## Information supplied
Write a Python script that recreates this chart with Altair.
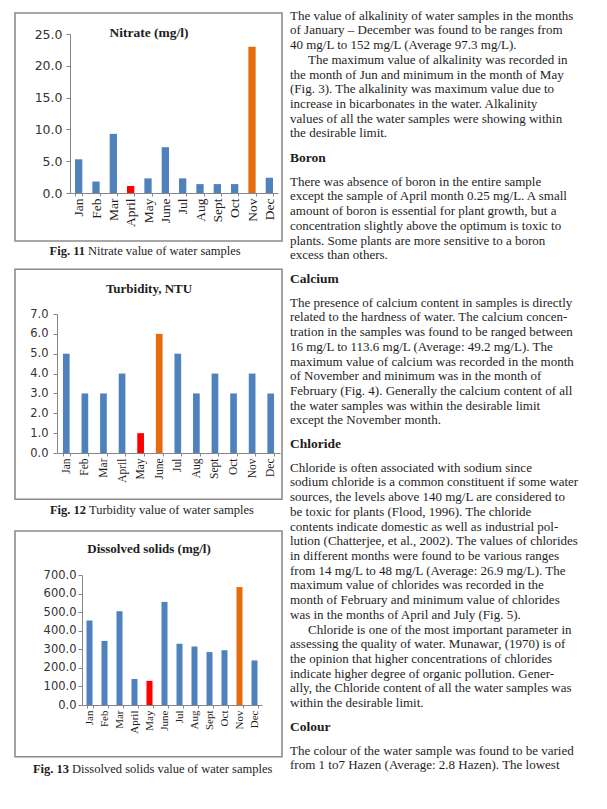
import altair as alt
import pandas as pd

months = ["Jan", "Feb", "Mar", "April", "May", "June", "Jul", "Aug", "Sept", "Oct", "Nov", "Dec"]
nitrate = [5.3, 1.8, 9.3, 1.1, 2.3, 7.2, 2.3, 1.4, 1.4, 1.4, 23.0, 2.4]
nitrate_cls = ["n", "n", "n", "min", "n", "n", "n", "n", "n", "n", "max", "n"]
turbidity = [5, 3, 3, 4, 1, 6, 5, 3, 4, 3, 4, 3]
turbidity_cls = ["n", "n", "n", "n", "min", "max", "n", "n", "n", "n", "n", "n"]
dissolved = [455, 345, 505, 140, 130, 555, 330, 315, 285, 295, 635, 240]
dissolved_cls = ["n", "n", "n", "n", "min", "n", "n", "n", "n", "n", "max", "n"]

nitrate_ticks = [0, 5, 10, 15, 20, 25]
turbidity_ticks = [0, 1, 2, 3, 4, 5, 6, 7]
dissolved_ticks = [0, 100, 200, 300, 400, 500, 600, 700]

IND = ">"  # marks a paragraph's first (indented) line
para_a = [
    "The value of alkalinity of water samples in the months",
    "of January \u2013 December was found to be ranges from",
    "40 mg/L to 152 mg/L (Average 97.3 mg/L).",
    IND + "The maximum value of alkalinity was recorded in",
    "the month of Jun and minimum in the month of May",
    "(Fig. 3). The alkalinity was maximum value due to",
    "increase in bicarbonates in the water. Alkalinity",
    "values of all the water samples were showing within",
    "the desirable limit.",
]
para_b = [
    "There was absence of boron in the entire sample",
    "except the sample of April month 0.25 mg/L. A small",
    "amount of boron is essential for plant growth, but a",
    "concentration slightly above the optimum is toxic to",
    "plants. Some plants are more sensitive to a boron",
    "excess than others.",
]
para_c = [
    "The presence of calcium content in samples is directly",
    "related to the hardness of water. The calcium concen-",
    "tration in the samples was found to be ranged between",
    "16 mg/L to 113.6 mg/L (Average: 49.2 mg/L). The",
    "maximum value of calcium was recorded in the month",
    "of November and minimum was in the month of",
    "February (Fig. 4). Generally the calcium content of all",
    "the water samples was within the desirable limit",
    "except the November month.",
]
para_d = [
    "Chloride is often associated with sodium since",
    "sodium chloride is a common constituent if some water",
    "sources, the levels above 140 mg/L are considered to",
    "be toxic for plants (Flood, 1996). The chloride",
    "contents indicate domestic as well as industrial pol-",
    "lution (Chatterjee, et al., 2002). The values of chlorides",
    "in different months were found to be various ranges",
    "from 14 mg/L to 48 mg/L (Average: 26.9 mg/L). The",
    "maximum value of chlorides was recorded in the",
    "month of February and minimum value of chlorides",
    "was in the months of April and July (Fig. 5).",
    IND + "Chloride is one of the most important parameter in",
    "assessing the quality of water. Munawar, (1970) is of",
    "the opinion that higher concentrations of chlorides",
    "indicate higher degree of organic pollution. Gener-",
    "ally, the Chloride content of all the water samples was",
    "within the desirable limit.",
]
para_e = [
    "The colour of the water sample was found to be varied",
    "from 1 to7 Hazen (Average: 2.8 Hazen). The lowest",
]
headings = ["Boron", "Calcium", "Chloride", "Colour"]

BLUE = "#4F81BD"
RED = "#FF0000"
ORANGE = "#E46C0A"
AX = "#868686"
BOX = "#8c8c8c"
SERIF = "Liberation Serif"
SANS = "DejaVu Sans"
INK = "#1e1e1e"
BOXW = 267

one = pd.DataFrame({"k": [0]})


def panel(values, cls, ticks, ymax, title, fig_no, fig_text, h, xr, pad,
          box_y, cell_y, title_y, cap_xy, ysize, xsize, ylpad, tsize):
    df = pd.DataFrame({"month": months, "value": values, "cls": cls})
    bars = alt.Chart(df).mark_bar().encode(
        x=alt.X("month:N", sort=months,
                scale=alt.Scale(range=list(xr), paddingInner=pad, paddingOuter=pad / 2),
                axis=alt.Axis(title=None, labelAngle=-90, labelAlign="right",
                              labelBaseline="middle", labelFont=SERIF,
                              labelFontSize=xsize, labelColor=INK,
                              labelPadding=2, tickBand="extent", tickSize=3,
                              tickColor=AX, domainColor=AX, labelOverlap=False)),
        y=alt.Y("value:Q", scale=alt.Scale(domain=[0, ymax], nice=False, zero=True),
                axis=alt.Axis(title=None, values=ticks, format=".1f", offset=-xr[0],
                              labelFont=SANS, labelFontSize=ysize,
                              labelColor="#333333", labelPadding=ylpad,
                              tickSize=4, tickColor=AX, domainColor=AX, grid=False)),
        color=alt.Color("cls:N",
                        scale=alt.Scale(domain=["n", "min", "max"], range=[BLUE, RED, ORANGE]),
                        legend=None),
    )
    cell_rect = alt.Chart(one).mark_rect(fill="white", fillOpacity=0, strokeOpacity=0).encode(
        x=alt.value(0), x2=alt.value(BOXW),
        y=alt.value(cell_y[0]), y2=alt.value(cell_y[1]))
    frame = alt.Chart(one).mark_rect(filled=False, stroke=BOX, strokeWidth=1.6).encode(
        x=alt.value(0), x2=alt.value(BOXW),
        y=alt.value(box_y[0]), y2=alt.value(box_y[1]))
    ttl = alt.Chart(one).mark_text(text=title, font=SERIF, fontSize=tsize,
                                   fontWeight="bold", color=INK,
                                   align="center", baseline="middle").encode(
        x=alt.value(134), y=alt.value(title_y))
    cap_b = alt.Chart(one).mark_text(text=fig_no, font=SERIF, fontSize=12.5,
                                     fontWeight="bold", color=INK,
                                     align="right", baseline="middle").encode(
        x=alt.value(cap_xy[0]), y=alt.value(cap_xy[1]))
    cap_n = alt.Chart(one).mark_text(text=fig_text, font=SERIF, fontSize=12.5,
                                     color=INK, align="left", baseline="middle").encode(
        x=alt.value(cap_xy[0] + 3), y=alt.value(cap_xy[1]))
    return alt.layer(cell_rect, frame, bars, ttl, cap_b, cap_n).properties(width=BOXW, height=h)


c1 = panel(nitrate, nitrate_cls, nitrate_ticks, 25, "Nitrate (mg/l)", "Fig. 11",
           "Nitrate value of water samples", 159, (55, 263), 0.58,
           box_y=(-21, 207), cell_y=(-25.3, 233.7), title_y=-1, cap_xy=(70, 216.7),
           ysize=12.5, xsize=13.5, ylpad=4, tsize=13.5)
c2 = panel(turbidity, turbidity_cls, turbidity_ticks, 7, "Turbidity, NTU", "Fig. 12",
           "Turbidity value of water samples", 139, (42, 265), 0.64,
           box_y=(-44.7, 185.3), cell_y=(-44.7, 215.3), title_y=-24.7, cap_xy=(71, 196.3),
           ysize=11.5, xsize=11.5, ylpad=5, tsize=13)
c3 = panel(dissolved, dissolved_cls, dissolved_ticks, 700, "Dissolved solids (mg/l)", "Fig. 13",
           "Dissolved solids value of water samples", 130, (67, 247), 0.6,
           box_y=(-44, 181.7), cell_y=(-44, 214), title_y=-26, cap_xy=(54, 194),
           ysize=11.5, xsize=11, ylpad=2, tsize=13)

LH = 14.72
TOP = 33.3  # page y of the first chart's plot top (text panel shares that origin)
INDENT = 18


def text_mark(lines, x, y, bold, size):
    return alt.Chart(one).mark_text(
        text=lines, font=SERIF, fontSize=size, fontWeight="bold" if bold else "normal",
        color=INK, align="left", baseline="alphabetic", lineHeight=LH).encode(
        x=alt.value(x), y=alt.value(y))


def block(lines, page_baseline, bold=False, size=13):
    y0 = page_baseline - TOP
    marks = []
    run, run_start = [], 0
    for i, ln in enumerate(lines):
        if ln.startswith(IND):
            if run:
                marks.append(text_mark(run, 0, y0 + run_start * LH, bold, size))
            run = [ln[len(IND):]]
            run_start = i
            marks.append(text_mark(run, INDENT, y0 + i * LH, bold, size))
            run, run_start = [], i + 1
        else:
            run.append(ln)
    if run:
        marks.append(text_mark(run, 0, y0 + run_start * LH, bold, size))
    return marks


layers = []
layers += block(para_a, 19)
layers += block([headings[0]], 161, bold=True, size=13.5)
layers += block(para_b, 185)
layers += block([headings[1]], 282, bold=True, size=13.5)
layers += block(para_c, 306)
layers += block([headings[2]], 447, bold=True, size=13.5)
layers += block(para_d, 471)
layers += block([headings[3]], 730, bold=True, size=13.5)
layers += block(para_e, 754)
text_panel = alt.layer(*layers).properties(width=280, height=700)

left = alt.vconcat(c1, c2, c3, spacing=0)
chart = alt.hconcat(left, text_panel, spacing=7).properties(
    padding={"left": 0, "top": 0, "right": 0, "bottom": 0},
    background="white",
).configure_view(stroke=None).configure_axis(grid=False)

chart.save("out.html", embed_options={"renderer": "svg", "actions": False})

## What you have to do
Begin at the top of the material above and output each line exactly, stopping after the line that holds "import pandas as pd". Leave out pictures.

## Result for this task
Write a Python script that recreates this chart with Altair.
import altair as alt
import pandas as pd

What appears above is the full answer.